Yes to the first, and no the second. You can move and ready an action to attack if a spellcaster starts casting a spell. However, you cannot attack and ready a move action, because readying an action is a standard action. You could however, ready a move action if someone approaches within 5' for example, if you didn't attack or use any other standard action.


Farmerbob posted:
Yes to the first, and no the second. You can move and ready an action to attack if a spellcaster starts casting a spell. However, you cannot attack and ready a move action, because readying an action is a standard action. You could however, ready a move action if someone approaches within 5' for example, if you didn't attack or use any other standard action.

Then this seems confusing to me. Readying is a standard action. If you take a move action, then use a standard action to ready an action, How can you take another one as an attack? Or is it because, regardless of the actual action, it counts as a standard action?

The Exchange Owner - D20 Hobbies

Denim N Leather wrote:
Title says it all -- how long can you hold your action in combat?

By RAW 1 round maximum. At which point you would have lost your action for the previous round and be back to your original init in the new round.

Liberty's Edge

Pathfinder Roleplaying Game Charter Superscriber; Pathfinder Starfinder Adventure Path, Starfinder Roleplaying Game, Starfinder Society Subscriber

One of my DMs had an interesting way of settling a hold "stand-off." Turned out we were close to a nest of Wyvern and two of them attacked the PCs and NPCs.


paul halcott wrote:

Farmerbob posted:

Yes to the first, and no the second. You can move and ready an action to attack if a spellcaster starts casting a spell. However, you cannot attack and ready a move action, because readying an action is a standard action. You could however, ready a move action if someone approaches within 5' for example, if you didn't attack or use any other standard action.

Then this seems confusing to me. Readying is a standard action. If you take a move action, then use a standard action to ready an action, How can you take another one as an attack? Or is it because, regardless of the actual action, it counts as a standard action?

You are 'readying' that standard action. You don't have to have a standard action left to take the action, you just have to expend the standard action to ready the action. Notice you can't ready a full round action, you can only ready an action that takes one standard action or less. So you can't ready to do a full attack, you can only ready to attack.

Basically, you are expending the standard action before you actually take it, but you are keeping the option of not performing the action. So, I do a move action, then ready an attack action as I cry out 'Surrender' to the rogue breaking into my house. If he drops to the ground and surrenders, I retain the right to not execute my attack action. If he moves, I retain the right to shove my sword through his gizzard.


paul halcott wrote:


Then this seems confusing to me. Readying is a standard action. If you take a move action, then use a standard action to ready an action, How can you take another one as an attack? Or is it because, regardless of the actual action, it counts as a standard action?

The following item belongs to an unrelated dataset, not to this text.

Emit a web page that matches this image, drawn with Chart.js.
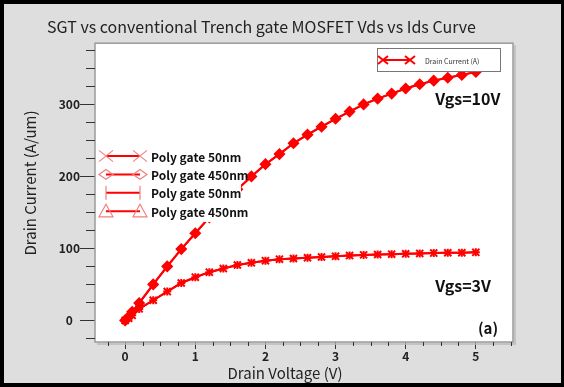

Readying is a standard action, but it is a special type of action. When the readied action is triggered, it allows you to perform the standard, move, swift, or free action that you had readied. You can still take your normal move action before declaring your readied action if you wish. It's like a limited form of delay (you only get one action), except it is triggered by something and can interrupt others.

Sovereign Court

James Risner wrote:
Denim N Leather wrote:
Title says it all -- how long can you hold your action in combat?
By RAW 1 round maximum. At which point you would have lost your action for the previous round and be back to your original init in the new round.

That depends on if he is delaying or readying. If he is delaying an action when it rolls around to his initiative again he would be able to choose to continue delaying as long as he desires. Technically I guess that counts as delaying one round and then doing so again, but since there's literally nothing stoping him from just redoing the same over again its effectively the same as holding his action indefinitely.